Ben Nelson and the Senate calculus
Sen. Ben Nelson’s (D-NE) decision to retire makes a Republican takeover of the Senate a little more likely, but just a little more. It does not dramatically change the Senate landscape.
Why? Because Nelson could easily have lost if he ran again. Still, out of deference to the powers of incumbency, we had previously kept Nebraska as a toss up. Now that Nelson has retired, we have switched our rating in this race to LIKELY REPUBLICAN, and that could become “safe” eventually.
It appears that the only big-name Democrat who could make this a race is former Sen. Bob Kerrey, but we’ll be surprised if he runs. Apparently, the remaining Democratic bench consists of various mayors and state legislators who would have a steep uphill climb to victory.
In any event, the Republican nominee for president is likely to get 60% or more of the vote in Nebraska, which will make it very difficult for the Democratic candidate. This is a polarized, highly partisan era, very different than the one that nurtured such Nebraska Democratic U.S. senators as Kerrey, Nelson, Jim Exon and Ed Zorinsky. In 2000 Nelson won a Senate squeaker despite George W. Bush’s 62% in the Cornhusker State. This feat will be very tough to duplicate in 2012 for any Democrat.
Democratic hopes of retaining the Senate are starting to rest heavily on defeating either or both Sens. Scott Brown (R-MA) and Dean Heller (R-NV). Remember, Democrats currently hold a 53-47 edge in the Senate, so Republicans need to only pick up four seats (or three seats if they win the presidency because a Republican vice president would break ties) to win the Congress’s upper chamber.
The underlying and near-absolute requirement for Democratic retention of the Senate is that President Obama recovers and wins fairly handily. Even that doesn’t help in North Dakota, Nebraska, Missouri and Montana, where Obama will do poorly and where Democrats are trying to hold seats. Another consequence of the age of polarization means more straight-ticket voting. Of course, such a trend cuts both ways and is bound to help Democratic candidates Elizabeth Warren and Rep. Shelley Berkley in Massachusetts and Nevada, respectively.

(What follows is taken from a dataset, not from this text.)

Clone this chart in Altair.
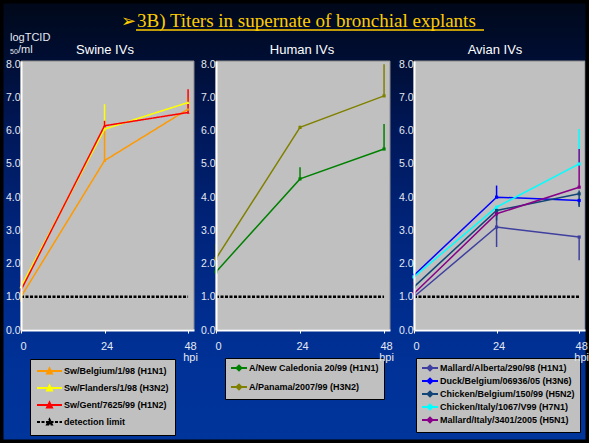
import altair as alt
import pandas as pd

W, H = 589, 443

# ---- data -----------------------------------------------------------------
HOURS = [0, 24, 48]
Y_TICKS = [0, 1, 2, 3, 4, 5, 6, 7, 8]

SWINE = ["Sw/Belgium/1/98 (H1N1)", "Sw/Flanders/1/98 (H3N2)", "Sw/Gent/7625/99 (H1N2)"]
SWINE_COLORS = ["#FF9900", "#FFFF00", "#FF0000"]
SWINE_MEAN = [[1.0, 5.1, 6.65], [1.3, 6.05, 6.85], [1.2, 6.15, 6.55]]
SWINE_LO = [[0.85, 5.1, 6.65], [1.3, 6.05, 6.85], [1.2, 6.15, 6.55]]
SWINE_HI = [[1.2, 6.1, 7.0], [1.4, 6.8, 7.0], [1.65, 6.3, 7.25]]

HUMAN = ["A/New Caledonia 20/99 (H1N1)", "A/Panama/2007/99 (H3N2)"]
HUMAN_COLORS = ["#008000", "#808000"]
HUMAN_MEAN = [[1.75, 4.55, 5.45], [2.15, 6.1, 7.05]]
HUMAN_LO = [[1.75, 4.55, 5.45], [2.15, 6.1, 7.05]]
HUMAN_HI = [[2.0, 4.9, 6.2], [2.6, 6.15, 8.0]]

AVIAN = ["Mallard/Alberta/290/98 (H1N1)", "Duck/Belgium/06936/05 (H3N6)",
         "Chicken/Belgium/150/99 (H5N2)", "Chicken/Italy/1067/V99 (H7N1)",
         "Mallard/Italy/3401/2005 (H5N1)"]
AVIAN_COLORS = ["#3F3F9F", "#0000FF", "#114477", "#00FFFF", "#880088"]
AVIAN_MEAN = [[1.0, 3.1, 2.8], [1.65, 4.0, 3.9], [1.3, 3.6, 4.1], [1.6, 3.7, 5.0], [1.1, 3.5, 4.3]]
AVIAN_LO = [[0.75, 2.5, 2.1], [1.65, 4.0, 3.75], [1.3, 3.3, 3.7], [1.6, 3.7, 5.0], [1.1, 3.5, 4.3]]
AVIAN_HI = [[1.0, 3.7, 2.8], [1.65, 4.35, 3.95], [1.3, 3.6, 4.2], [2.1, 3.7, 6.05], [1.45, 3.5, 5.45]]

DETECTION_LIMIT = 1.0
DETECTION_LABEL = "detection limit"

TITLE_ARROW = "\u27a2"
TITLE = "3B) Titers in supernate of bronchial explants"
PANEL_TITLES = ["Swine IVs", "Human IVs", "Avian IVs"]
Y_TITLE = "logTCID"
Y_TITLE_SUB = "50"
Y_TITLE_UNIT = "/ml"

# ---- layout ---------------------------------------------------------------
X_MAX = 49.7
Y_MAX = 8.1
PLOT_TOP, PLOT_BOTTOM = 61, 330
FONT = "Liberation Sans"
LABEL_COLOR = "#E4E9F2"


def long_frame(names, mean, lo, hi):
    rows = []
    for name, m, l, h in zip(names, mean, lo, hi):
        for t, mv, lv, hv in zip(HOURS, m, l, h):
            rows.append({"series": name, "hpi": t, "value": mv, "lo": lv, "hi": hv})
    return pd.DataFrame(rows)


def limit_frame(name):
    return pd.DataFrame({"series": [name, name], "hpi": [HOURS[0], HOURS[-1]],
                         "value": [DETECTION_LIMIT, DETECTION_LIMIT]})


ONE = alt.Data(values=[{}])


def legend_for(x, y, line_w, pad, row_pad, marker):
    # legend symbol: a horizontal stroke with a small marker in its middle
    r = 5 if line_w == 25 else 4
    span = line_w / r
    mid = (line_w / 2 - r) / r
    line = f"M-1,0H{span - 1:.3f}"
    h = 2.4 / r
    mark = (f"M{mid - h:.3f},{h:.3f}L{mid:.3f},{-h:.3f}L{mid + h:.3f},{h:.3f}Z" if marker == "tri"
            else f"M{mid - h:.3f},0L{mid:.3f},{-h:.3f}L{mid + h:.3f},0L{mid:.3f},{h:.3f}Z")
    return alt.Legend(
        orient="none", legendX=x, legendY=y, title=None,
        fillColor="#C0C0C0", strokeColor="#000000", padding=pad,
        labelFont=FONT, labelFontSize=9, labelFontWeight="bold", labelColor="#000000",
        labelOffset=line_w - 2 * r - 2 + 3, rowPadding=row_pad,
        symbolType=line + mark, symbolSize=(2 * r) ** 2, symbolStrokeWidth=2,
    )


def panel(names, colors, mean, lo, hi, x_left, x_right, legend, marker, limit_in_legend):
    df = long_frame(names, mean, lo, hi)
    xs = alt.Scale(domain=[0, X_MAX], range=[x_left, x_right], nice=False, zero=False)
    ys = alt.Scale(domain=[0, Y_MAX], range=[PLOT_BOTTOM, PLOT_TOP], nice=False, zero=False)
    xaxis = alt.Axis(orient="bottom", offset=PLOT_BOTTOM - H, values=HOURS, title=None, grid=False,
                     domainColor="#FFFFFF", domainWidth=2, tickColor="#FFFFFF", tickSize=3,
                     labelColor=LABEL_COLOR, labelFont=FONT, labelFontSize=11, labelPadding=7,
                     labelOffset=2, labelLineHeight=11, labelFlush=False, zindex=1,
                     labelExpr=f"datum.value == {HOURS[-1]} ? ['{HOURS[-1]}', 'hpi'] : datum.label")
    yaxis = alt.Axis(orient="left", offset=-x_left, values=Y_TICKS, format=".1f", title=None,
                     grid=False, domainColor="#FFFFFF", domainWidth=2, ticks=False,
                     labelColor=LABEL_COLOR, labelFont=FONT, labelFontSize=10.5, labelPadding=1,
                     labelFlush=False, zindex=1)
    x = alt.X("hpi:Q", scale=xs, axis=xaxis)
    y = alt.Y("value:Q", scale=ys, axis=yaxis)

    domain = names + ([DETECTION_LABEL] if limit_in_legend else [])
    rng = colors + (["#000000"] if limit_in_legend else [])
    color = alt.Color("series:N", scale=alt.Scale(domain=domain, range=rng), legend=legend)

    area = alt.Chart(ONE).mark_rect(fill="#C0C0C0", stroke="#8A8A8A", strokeWidth=1).encode(
        x=alt.XDatum(0, scale=xs, axis=xaxis), x2=alt.X2Datum(X_MAX),
        y=alt.YDatum(0, scale=ys, axis=yaxis), y2=alt.Y2Datum(Y_MAX))

    layers = [area]
    if limit_in_legend:
        dash = alt.StrokeDash("series:N", legend=legend, scale=alt.Scale(
            domain=domain, range=[[1, 0]] * len(names) + [[3, 1.5]]))
        layers.append(alt.Chart(limit_frame(DETECTION_LABEL)).mark_line(strokeWidth=2.5).encode(
            x=x, y=y, color=color, strokeDash=dash))
        lines = alt.Chart(df).mark_line(strokeWidth=1.5).encode(x=x, y=y, color=color, strokeDash=dash)
    else:
        layers.append(alt.Chart(ONE).mark_rule(color="#000000", strokeDash=[3, 1.5], strokeWidth=2.5).encode(
            x=alt.XDatum(HOURS[0], scale=xs, axis=xaxis), x2=alt.X2Datum(HOURS[-1]),
            y=alt.YDatum(DETECTION_LIMIT, scale=ys, axis=yaxis)))
        lines = alt.Chart(df).mark_line(strokeWidth=1.5).encode(x=x, y=y, color=color)
    bars = alt.Chart(df).mark_rule(strokeWidth=1.5).encode(
        x=x, y=alt.Y("lo:Q", scale=ys, axis=yaxis), y2="hi:Q", color=color)
    pts = alt.Chart(df).mark_point(filled=True, size=10, opacity=1,
                                   shape="triangle-up" if marker == "tri" else "square").encode(
        x=x, y=y, color=color)
    layers += [bars, lines, pts]
    return alt.layer(*layers)


def text(t, x, y, size, color=LABEL_COLOR, font=FONT, align="left", weight="normal"):
    return alt.Chart(ONE).mark_text(text=t, font=font, fontSize=size, color=color, align=align,
                                    baseline="alphabetic", fontWeight=weight).encode(
        x=alt.value(x), y=alt.value(y))


background = alt.Chart(ONE).mark_rect(fill=alt.LinearGradient(
    gradient="linear", x1=0, x2=0, y1=0, y2=1,
    stops=[alt.GradientStop(offset=0, color="#000818"),
           alt.GradientStop(offset=0.1, color="#000c2c"),
           alt.GradientStop(offset=0.3, color="#00185a"),
           alt.GradientStop(offset=0.5, color="#002378"),
           alt.GradientStop(offset=0.7, color="#002d8e"),
           alt.GradientStop(offset=0.85, color="#003298"),
           alt.GradientStop(offset=1, color="#00359c")])).encode(
    x=alt.value(0), x2=alt.value(W), y=alt.value(0), y2=alt.value(H))

swine = panel(SWINE, SWINE_COLORS, SWINE_MEAN, SWINE_LO, SWINE_HI, 21, 194,
              legend_for(30, 359, 25, 6, 3, "tri"), "tri", True)
human = panel(HUMAN, HUMAN_COLORS, HUMAN_MEAN, HUMAN_LO, HUMAN_HI, 216, 390,
              legend_for(225, 358, 16, 5, 5, "dia"), "dia", False)
avian = panel(AVIAN, AVIAN_COLORS, AVIAN_MEAN, AVIAN_LO, AVIAN_HI, 414, 585,
              legend_for(416, 358, 16, 5, -1, "dia"), "dia", False)

gold = "#FFCC00"
underline = alt.Chart(ONE).mark_rule(color=gold, strokeWidth=1.5).encode(
    x=alt.value(136), x2=alt.value(484), y=alt.value(30))
frame = alt.Chart(ONE).mark_rect(fillOpacity=0, stroke="#000000", strokeWidth=7).encode(
    x=alt.value(0), x2=alt.value(W), y=alt.value(0), y2=alt.value(H))

texts = [
    text(TITLE_ARROW, 136, 27, 18, color=gold, font="DejaVu Sans", align="right"),
    text(TITLE, 137, 27, 19, color=gold, font="Liberation Serif"),
    underline,
    text(PANEL_TITLES[0], 105, 54, 13, color="#FFFFFF", align="center"),
    text(PANEL_TITLES[1], 302, 54, 13, color="#FFFFFF", align="center"),
    text(PANEL_TITLES[2], 495, 54, 13, color="#FFFFFF", align="center"),
    text(Y_TITLE, 10, 41, 11),
    text(Y_TITLE_SUB, 10, 54, 7),
    text(Y_TITLE_UNIT, 18, 53, 11),
]

chart = alt.layer(background, swine, human, avian, *texts, frame).resolve_scale(
    x="independent", y="independent", color="independent", strokeDash="independent"
).properties(width=W, height=H, padding=0, autosize="none", background="#00329a"
).configure_view(stroke="transparent")

chart.save("out.html", embed_options={"renderer": "svg", "actions": False})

The range of possible Senate results heading into 2012 appears to be a skin-of-the-teeth Democratic majority (50-51 seats) to a flip of about 53-47 GOP control. Naturally, strong partisans disagree with us. Democratic leaders insist they won’t lose any seats, while private Republican estimates are that the GOP could have 56-57 Senate seats next November. Currently, we believe both parties are too optimistic.
— Larry J. Sabato
The Libertarians’ small presidential impact
Now that ex-New Mexico Gov. Gary Johnson has announced his candidacy for the Libertarian Party’s nomination in 2012, we wondered: How has the Libertarian Party performed in presidential elections? The answer: Not particularly well.
Founded in 1971, the Libertarian Party ran its first presidential candidate, John Hospers, in 1972. It has run a candidate in every race since then and bills itself as the “third largest political party in the United States.” In terms of success in presidential elections, the party’s apex was 1980, when Ed Clark managed to win 1.1% of the popular vote; he remains the only Libertarian candidate to poll above 1%.
Interestingly, the party did receive an electoral vote in 1972 when Virginia elector and eventual 1976 Libertarian nominee Roger MacBride proved to be a faithless elector by casting his electoral vote for Hospers instead of Richard Nixon.
Chart 1: Libertarian Party vote percentage in presidential elections, 1972-2008
Source: CQ Press Guide to U.S. Elections Volume 1, Sixth Edition (CQ Press)
Given its lack of success in presidential elections, it is tough to say how much of an effect the former governor’s candidacy could have on the election in 2012. Of course, Johnson has to win the party’s nomination first. The party would also be interested in having Rep. Ron Paul or former Minnesota Gov. Jesse Ventura run under its banner. A Paul run would certainly impact the 2012 election; having run as the Libertarian candidate in 1988, the Texas congressman could do so again. He could also launch an independent bid in an effort to expand his targeted electorate. If Paul ran as an independent, he would garner much of the vote Johnson (or whoever is the Libertarian nominee) could expect to win otherwise.
— Geoffrey Skelley
Sabato across the pond
The French Institute for International Relations hosted Center for Politics Director Larry J. Sabato last week for a lecture series on the 2012 elections. While in Paris, Sabato was also a guest on France’s international news station France 24, where he discussed the upcoming U.S. presidential race. To see the interview (in English), click here.
A note on Crystal Ball policy
As voting in the Republican primary elections begins next week, we thought readers should be aware of the following Crystal Ball policy:
Crystal Ball staffers are prohibited from betting on election results in any forum, public or private. This prohibition includes everything from Nadex contracts and Intrade to Iowa Electronic Markets and informal betting pools. Having any financial or personal stake in the election results is an obvious conflict of interest.